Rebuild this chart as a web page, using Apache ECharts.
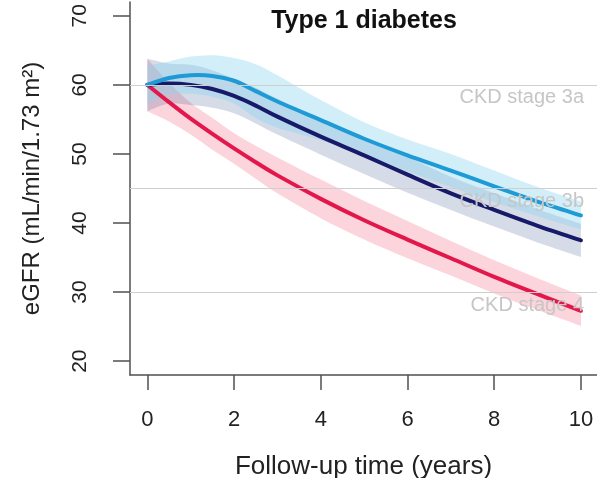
<!DOCTYPE html>
<html>
<head>
<meta charset="utf-8">
<script src="https://cdn.jsdelivr.net/npm/echarts@6/dist/echarts.min.js"></script>
<style>
  html, body { margin: 0; padding: 0; background: #fff; }
  #chart { width: 597px; height: 478px; }
</style>
</head>
<body>
<div id="chart"></div>
<script>
// Follow-up time (years) at which each trajectory is given
const years = [0, 0.5, 1, 1.5, 2, 2.5, 3, 4, 5, 6, 7, 8, 9, 10];

// Light blue group: mean eGFR and 95% band
const cyanMean  = [60, 61.0, 61.4, 61.3, 60.6, 59.1, 57.6, 54.9, 52.2, 49.8, 47.6, 45.3, 43.1, 41.1];
const cyanUpper = [62.8, 63.4, 64.1, 64.3, 63.9, 63.0, 61.4, 57.8, 54.6, 52.1, 50.0, 47.6, 45.2, 43.1];
const cyanLower = [57.2, 58.6, 58.7, 58.3, 57.3, 55.2, 53.8, 52.0, 49.8, 47.5, 45.2, 43.0, 41.0, 39.1];

// Dark blue group
const navyMean  = [60, 60.2, 60.0, 59.4, 58.4, 57.0, 55.4, 52.5, 49.8, 47.0, 44.3, 41.9, 39.6, 37.5];
const navyUpper = [63.8, 63.1, 62.9, 62.1, 60.9, 59.6, 58.0, 55.1, 52.5, 49.6, 46.7, 44.3, 42.0, 39.9];
const navyLower = [56.2, 57.3, 57.1, 56.7, 55.9, 54.4, 52.8, 49.9, 47.1, 44.4, 41.9, 39.5, 37.2, 35.1];

// Red group
const redMean  = [60, 57.5, 55.1, 52.9, 50.8, 48.8, 46.9, 43.5, 40.4, 37.6, 34.9, 32.2, 29.7, 27.3];
const redUpper = [63.8, 60.3, 57.4, 55.2, 53.0, 51.2, 49.5, 46.3, 43.2, 40.3, 37.4, 34.6, 32.0, 29.5];
const redLower = [56.2, 54.7, 52.8, 50.6, 48.6, 46.4, 44.3, 40.7, 37.6, 34.9, 32.4, 29.8, 27.4, 25.1];

// CKD stage thresholds
const stageLimits = [60, 45, 30];
const stageNames = ['CKD stage 3a', 'CKD stage 3b', 'CKD stage 4'];

// Tick labels
const xTicks = [0, 2, 4, 6, 8, 10];
const yTicks = [20, 30, 40, 50, 60, 70];

const FONT = 'Liberation Sans, Arial, Helvetica, sans-serif';
const AXIS_GREY = '#505050';

// Cubic Bezier segments through a list of pixel points (Catmull-Rom)
function curveThrough(p) {
  let s = '';
  for (let i = 0; i < p.length - 1; i++) {
    const p0 = p[Math.max(i - 1, 0)], p1 = p[i], p2 = p[i + 1], p3 = p[Math.min(i + 2, p.length - 1)];
    const c1 = [p1[0] + (p2[0] - p0[0]) / 6, p1[1] + (p2[1] - p0[1]) / 6];
    const c2 = [p2[0] - (p3[0] - p1[0]) / 6, p2[1] - (p3[1] - p1[1]) / 6];
    s += 'C' + c1[0] + ',' + c1[1] + ' ' + c2[0] + ',' + c2[1] + ' ' + p2[0] + ',' + p2[1];
  }
  return s;
}

// Confidence band: one filled shape between the lower and upper curves
function bandSeries(lower, upper, fill) {
  return {
    type: 'custom',
    z: 2,
    silent: true,
    clip: true,
    data: years.map((x, i) => [x, lower[i], upper[i]]),
    encode: { x: 0, y: [1, 2] },
    renderItem: function (params, api) {
      if (params.dataIndex !== 0) return null;
      const up = years.map((x, i) => api.coord([x, upper[i]]));
      const lo = years.map((x, i) => api.coord([x, lower[i]])).reverse();
      const d = 'M' + up[0][0] + ',' + up[0][1] + curveThrough(up) +
                'L' + lo[0][0] + ',' + lo[0][1] + curveThrough(lo) + 'Z';
      return { type: 'path', shape: { pathData: d }, style: { fill: fill, stroke: null } };
    }
  };
}

// Mean trajectory: smooth stroked curve through the estimates
function meanSeries(values, color) {
  return {
    type: 'custom',
    z: 3,
    silent: true,
    clip: true,
    data: years.map((x, i) => [x, values[i]]),
    encode: { x: 0, y: 1 },
    renderItem: function (params, api) {
      if (params.dataIndex !== 0) return null;
      const pts = years.map((x, i) => api.coord([x, values[i]]));
      const d = 'M' + pts[0][0] + ',' + pts[0][1] + curveThrough(pts);
      return {
        type: 'path',
        shape: { pathData: d },
        style: { fill: null, stroke: color, lineWidth: 4, lineCap: 'round', lineJoin: 'round' }
      };
    }
  };
}

const chart = echarts.init(document.getElementById('chart'), null, { renderer: 'canvas' });

chart.setOption({
  animation: false,
  backgroundColor: '#ffffff',
  title: {
    text: 'Type 1 diabetes',
    left: 364,
    top: 9,
    padding: 0,
    textAlign: 'center',
    textStyle: { fontFamily: FONT, fontSize: 25, fontWeight: 'bold', color: '#111' }
  },
  grid: { left: 130, right: 0, top: 2, bottom: 103, containLabel: false, outerBoundsMode: 'none' },
  xAxis: {
    type: 'value',
    min: -0.4,
    max: 10.37,
    splitLine: { show: false },
    axisLine: { show: true, onZero: false, lineStyle: { color: AXIS_GREY, width: 1.5 } },
    axisTick: { show: true, length: 15, customValues: xTicks, lineStyle: { color: AXIS_GREY, width: 1.5 } },
    axisLabel: { customValues: xTicks, fontFamily: FONT, fontSize: 22, color: '#222', margin: 34 },
    name: 'Follow-up time (years)',
    nameLocation: 'middle',
    nameGap: 79,
    nameTextStyle: { fontFamily: FONT, fontSize: 26, color: '#222' }
  },
  yAxis: {
    type: 'value',
    min: 18,
    max: 72,
    splitLine: { show: false },
    axisLine: { show: true, onZero: false, lineStyle: { color: AXIS_GREY, width: 1.5 } },
    axisTick: { show: true, length: 17, customValues: yTicks, lineStyle: { color: AXIS_GREY, width: 1.5 } },
    axisLabel: { customValues: yTicks, rotate: 90, fontFamily: FONT, fontSize: 21, color: '#222', margin: 39 },
    name: 'eGFR (mL/min/1.73 m²)',
    nameLocation: 'middle',
    nameGap: 86,
    nameTextStyle: { fontFamily: FONT, fontSize: 24, color: '#222' }
  },
  series: [
    {
      // CKD stage reference lines
      type: 'line',
      z: 1,
      silent: true,
      data: [],
      markLine: {
        silent: true,
        symbol: ['none', 'none'],
        animation: false,
        lineStyle: { color: '#cfcfcf', type: 'solid', width: 1.2 },
        label: {
          show: true,
          position: 'insideEndBottom',
          distance: [13, 3],
          fontFamily: FONT,
          fontSize: 20,
          color: '#c6c6c6',
          formatter: function (p) { return p.name; }
        },
        data: stageLimits.map((v, i) => ({ yAxis: v, name: stageNames[i] }))
      }
    },
    bandSeries(redLower, redUpper, 'rgba(240, 95, 125, 0.27)'),
    bandSeries(navyLower, navyUpper, 'rgba(70, 90, 150, 0.22)'),
    bandSeries(cyanLower, cyanUpper, 'rgba(140, 212, 240, 0.4)'),
    meanSeries(redMean, '#e3174b'),
    meanSeries(navyMean, '#161a68'),
    meanSeries(cyanMean, '#1e9bd6')
  ]
});
</script>
</body>
</html>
○ ○ ○ ○ ○
## STATED GOAL
Leave out any pictures, please, and quote only the lines from the top of the data through the line that contains "7, 8, 9, 10];".

## COMPLETE OUTPUT
Rebuild this chart as a web page, using Apache ECharts.
<!DOCTYPE html>
<html>
<head>
<meta charset="utf-8">
<script src="https://cdn.jsdelivr.net/npm/echarts@6/dist/echarts.min.js"></script>
<style>
  html, body { margin: 0; padding: 0; background: #fff; }
  #chart { width: 597px; height: 478px; }
</style>
</head>
<body>
<div id="chart"></div>
<script>
// Follow-up time (years) at which each trajectory is given
const years = [0, 0.5, 1, 1.5, 2, 2.5, 3, 4, 5, 6, 7, 8, 9, 10];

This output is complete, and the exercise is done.